Por Elton Luiz Leite de Souza
Caetano, Gil, Chico…chegaram aos 80 anos. Esse acontecimento me lembrou uma história envolvendo o poeta Manoel de Barros.
Quando fez 80 anos, Manoel de Barros recebeu pedido de um editor para que escrevesse três memórias: da infância, da vida adulta e, sobretudo, da velhice. Com sua avançada idade, o editor supunha que o poeta teria muito a dizer sobre si e aconselhar aos outros, principalmente aos jovens.
Passado algum tempo, o poeta enviou ao editor o primeiro livro: Memórias da primeira infância. Em todos os sentidos, o livro foi um sucesso. Tempos depois, Manoel enviou novo livro ao editor: Memórias da segunda infância. Como diz Manoel, poesia é saber que “não vem em tomos” . Assim, a segunda infância não era uma sequência da primeira , não era uma infância posterior . A segunda infância era uma segunda ida do poeta à infância sempre primeira.

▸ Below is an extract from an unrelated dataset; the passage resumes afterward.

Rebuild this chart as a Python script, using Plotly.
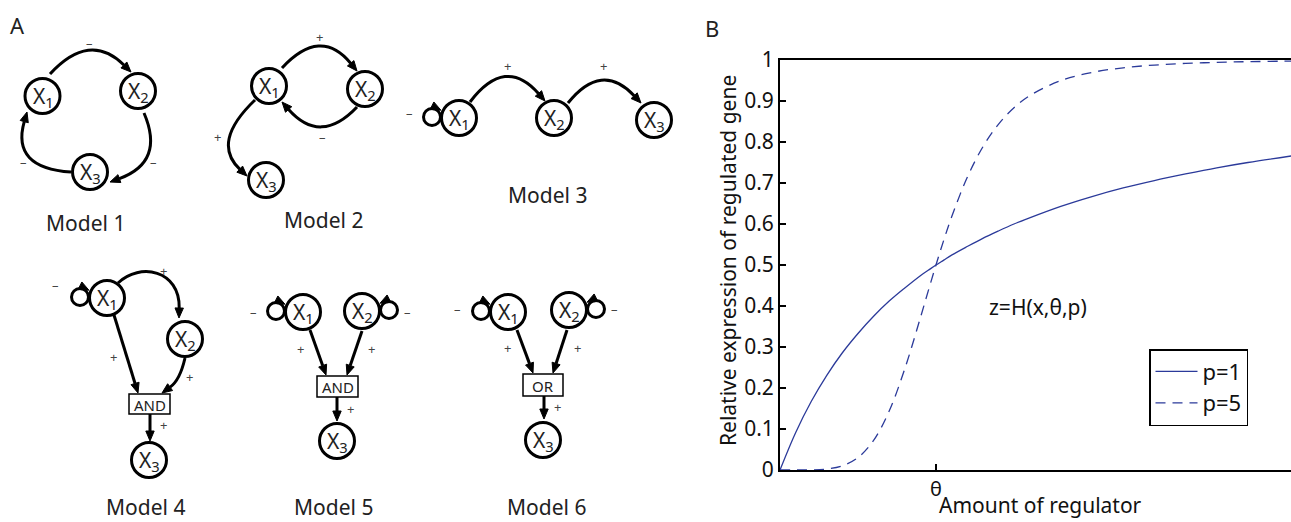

Manoel reservava ainda fôlego para uma nova ida à infância, e assim enviou ao editor um terceiro livro: Memórias da terceira infância.
O tempo passou, o poeta nada mais enviou ao editor, que tomou coragem e indagou: “Poeta, suas três memórias da infância são extraordinárias, porém onde estão as memórias da vida adulta e, sobretudo, da velhice?”

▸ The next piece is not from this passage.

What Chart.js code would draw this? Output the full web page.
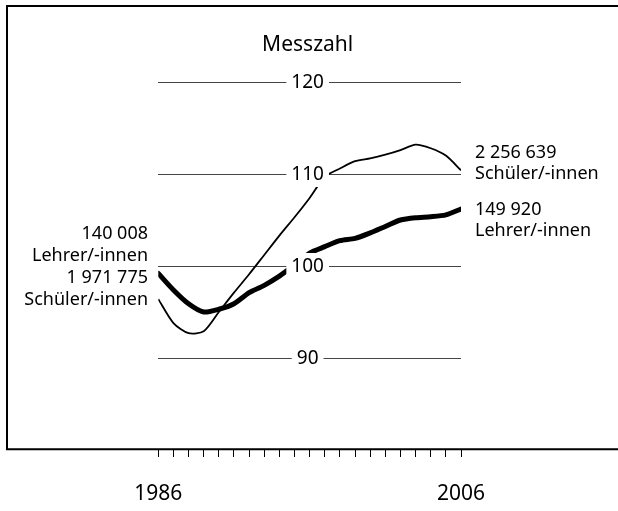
<!DOCTYPE html>
<html>
<head>
<meta charset="utf-8">
<script src="https://cdn.jsdelivr.net/npm/chart.js@4/dist/chart.umd.min.js"></script>
<style>
html,body{margin:0;padding:0;background:#fff;}
#wrap{width:618px;height:511px;position:relative;}
</style>
</head>
<body>
<div id="wrap"><canvas id="c" width="618" height="511"></canvas></div>
<script>
const years = [1986,1987,1988,1989,1990,1991,1992,1993,1994,1995,1996,1997,1998,1999,2000,2001,2002,2003,2004,2005,2006];
const lehrer = [99.2,97.4,95.9,95.0,95.3,95.9,97.1,97.9,98.9,100.1,101.4,102.1,102.75,103.0,103.6,104.3,105.0,105.25,105.35,105.55,106.2];
const schueler = [96.4,93.8,92.7,92.9,95.0,97.1,99.1,101.2,103.3,105.3,107.4,109.7,110.6,111.4,111.7,112.1,112.6,113.2,112.8,112.0,110.4];
const yTickLabels = [90,100,110,120];
const xTickLabels = {1986:'1986', 2006:'2006'};
const titleText = 'Messzahl';
const leftNotes = ['140 008','Lehrer/-innen','1 971 775','Schüler/-innen'];
const rightNotesSchueler = ['2 256 639','Schüler/-innen'];
const rightNotesLehrer = ['149 920','Lehrer/-innen'];

const FONT = '"Noto Sans", "Open Sans", sans-serif';

const decor = {
  id:'decor',
  beforeDraw(chart){
    const ctx = chart.ctx;
    ctx.save();
    ctx.strokeStyle = '#000';
    ctx.lineWidth = 2;
    ctx.beginPath();
    ctx.moveTo(618,6);
    ctx.lineTo(7,6);
    ctx.lineTo(7,449.3);
    ctx.lineTo(618,449.3);
    ctx.stroke();
    ctx.restore();
  },
  afterDatasetsDraw(chart){
    const ctx = chart.ctx;
    const ys = chart.scales.y;
    const xs = chart.scales.x;
    const cx = (xs.left + xs.right)/2 - 2;
    ctx.save();
    ctx.font = '19px ' + FONT;
    ctx.textAlign = 'center';
    ctx.textBaseline = 'middle';
    yTickLabels.forEach(v=>{
      const py = ys.getPixelForValue(v);
      const w = ctx.measureText(String(v)).width;
      ctx.fillStyle = '#fff';
      ctx.fillRect(cx - w/2 - 5, py - 13, w + 10, 26);
      ctx.fillStyle = '#000';
      ctx.fillText(String(v), cx, py + 1);
    });
    // title
    ctx.font = '21px ' + FONT;
    ctx.fillText(titleText, cx, 45);
    // side notes
    ctx.font = '18px ' + FONT;
    ctx.textAlign = 'right';
    const lp = [234,256,278,300];
    leftNotes.forEach((t,i)=>ctx.fillText(t, 148, lp[i]));
    ctx.textAlign = 'left';
    const rs = [153,174];
    rightNotesSchueler.forEach((t,i)=>ctx.fillText(t, 475, rs[i]));
    const rl = [210,231];
    rightNotesLehrer.forEach((t,i)=>ctx.fillText(t, 475, rl[i]));
    ctx.restore();
  }
};

new Chart(document.getElementById('c'), {
  type:'line',
  data:{
    datasets:[
      {label:'Schüler/-innen', data: years.map((y,i)=>({x:y,y:schueler[i]})), borderColor:'#000', borderWidth:1.8, pointRadius:0, tension:0.25, fill:false},
      {label:'Lehrer/-innen', data: years.map((y,i)=>({x:y,y:lehrer[i]})), borderColor:'#000', borderWidth:5, pointRadius:0, tension:0.25, fill:false, borderCapStyle:'round', borderJoinStyle:'round'}
    ]
  },
  options:{
    responsive:false,
    animation:false,
    events:[],
    layout:{padding:{left:158.3, right:157, top:36, bottom:0}},
    plugins:{legend:{display:false}, tooltip:{enabled:false}, title:{display:false}},
    scales:{
      x:{
        type:'linear', min:1986, max:2006,
        afterFit(s){ s.height = 61; },
        border:{display:false},
        grid:{drawOnChartArea:false, drawTicks:true, tickLength:7, color:'#000', lineWidth:1},
        ticks:{stepSize:1, autoSkip:false, maxRotation:0, padding:24, color:'#000',
          font:{family:FONT, size:21},
          callback:(v)=> xTickLabels[v] || ''}
      },
      y:{
        type:'linear', min:80, max:125,
        afterFit(s){ s.width = 0; },
        afterBuildTicks(s){ s.ticks = yTickLabels.map(v=>({value:v})); },
        border:{display:false},
        grid:{drawTicks:false, color:'#444', lineWidth:1},
        ticks:{display:false}
      }
    }
  },
  plugins:[decor]
});
</script>
</body>
</html>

Manoel respondeu : “Só tive infância”. E completou: “Nunca tive velhez. Só narro meus nascimentos”.
Essa infância, enquanto antídoto à “velhez”, não é uma determinada idade. Pois ela também é a infância da linguagem, o seu fazer-se novidade para dizer o que ainda não foi dito: “As crianças sabem dizer palavras que ainda não têm idioma”.
“Velhez” também é quando os dias vividos se tornam um peso curvando as costas, não importando a idade que se tenha. “Velhez” é a vida prostrada, de joelhos, sem forças para caminhar e avançar. Às vezes, é a própria sociedade que sofre de “velhez” : quando seu futuro , ainda nem chegado, já parece extinto…
“A única coisa que carrego é meu chapéu: moro debaixo dele”, explica-se o andarilho-poeta. “Chapéu” é como Manoel nomeia as ideias que protegem os pensamentos que dão caminho às pernas : “O poeta-andarilho abastece de pernas as distâncias”. Sobre o chapéu do poeta um casal de pardais fez ninho: há nele ovos sendo chocados, assim como , dentro do poeta, auroras .
Manoel , Chico, Caetano, Gil…nos ensinam que a velhice nada tem a ver com a velhez. E que criatividade e potência de vida não dependem da idade, desde que se descubra o que na criatividade há de absoluto. “Ab-soluto”: “o que não é soluto, o que não se dissolve”.
Fascismo , ignorância e idiotia são reatividades da velhez que a tudo quer dissolver com seu negacionismo. Mas arte, criatividade, educação….são potências críticas e criativas que tornam a vida absoluta nas ideias que aprendemos e ensinamos, nos versos que lemos ou escrevemos, enfim, nas canções que, juntos ou sozinhos, cantamos.